Hans Hurch, director of the Viennale, discovered 'India, Matri Bhumi' a few months ago at the Venice film festival and felt that he had to screen it in Vienna.
'India, Matri Bhumi' is a 90-minute documentary shot in 1956 by Italian film maker Roberto Rossellini, father of neo-realism.
"This is perhaps the best film of Rossellini. It is evergreen and it is as fresh as creation itself," Hurch raved to IANS after the Wednesday screening, when an audience of more than 750 watched the film.
A second screening is scheduled Oct 31 at the festival which concludes Nov 2 with George Clooney's 'The Ides of March'.
What Hurch likes most about 'India, Matri Bhumi' is the sincere interest of Rossellini for another country, culture and people. Rossellini makes no pretense of knowing anything about the people or way of life of a world so strange and different to his own.

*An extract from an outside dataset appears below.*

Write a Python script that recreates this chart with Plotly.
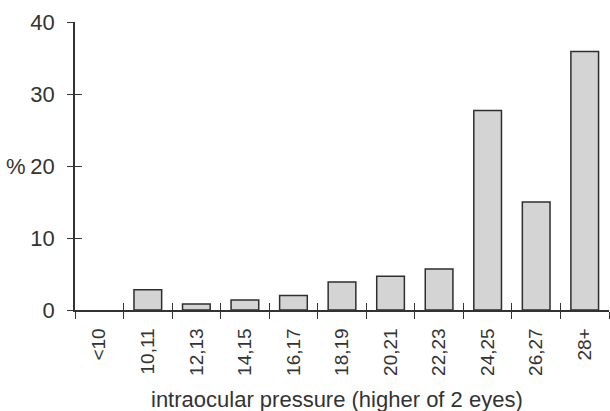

Hurch appreciates the very original approach of Rossellini which is detached and documentary-like and which seems to invite viewers to together discover with him the colourful world of India so full of contradictions.
"But the real reason for including the film in the Viennale is my love for the elephants," smiles Hurch, referring to the many elephants that are shown on screen helping to log wood in the 1950s before diesel, electric saws and gasoline arrived in the Indian forests.
"The film is an idealistic and uncritical look at India in 1957," adds Claus Tieber, who teaches Indian cinema at the University of Vienna and who came to the screening to see how another Westerner looks at India.
"The best dialogue in the film is where a character says that this world is big enough for all of us human beings, animals and nature," gushed Elisabeth Penzias, an art historian.
The screening of 'India, Matri Bhumi' has also revived memories of the torrid love affair between the much married Rossellini and 27-year-old Sonali Dasgupta during the making of the film.
Rossellini was invited by Jawaharlal Nehru in 1956 to document India as the country prepared to celebrate its first decade as an independent country. Rossellini spent nine months in India, avoiding the usual tourist traps and more curious about what life was like for the majority of Indians who lived in the bowels of the country.
Rossellini made a ten part mini-series for French and Italian televisions, and 'India, Matri Bhumi', a feature film in four parts. Part of the film crew helping Rossellini in India was Sonali, a graduate of Kolkata's Santiniketan, and his script assistance.
It was love at first sight for Rossellini, who was 51 years old at that time and married to the gorgeous Hollywood actress Ingrid Bergman. He was the father of four children. Sonali too was married and mother of two. But none of this prevented the lovers from returning to Rome together with Sonali's infant son.
The late M.F. Husain was a friend of Rossellini and had travelled with him all over India. Sonali posed as the wife of Husain, the late master painter who escorted her in a train from Mumbai to Delhi after which she left with Rossellini for Europe.
For 17 years they lived together and had a child, Rafaella. Then Rossellini moved on to other women and marriages. Sonali stayed on in Rome and opened a boutique of Indian clothes and antique jewelry.
She is about 80 years old now. Rossellini died of a heart attack in 1977.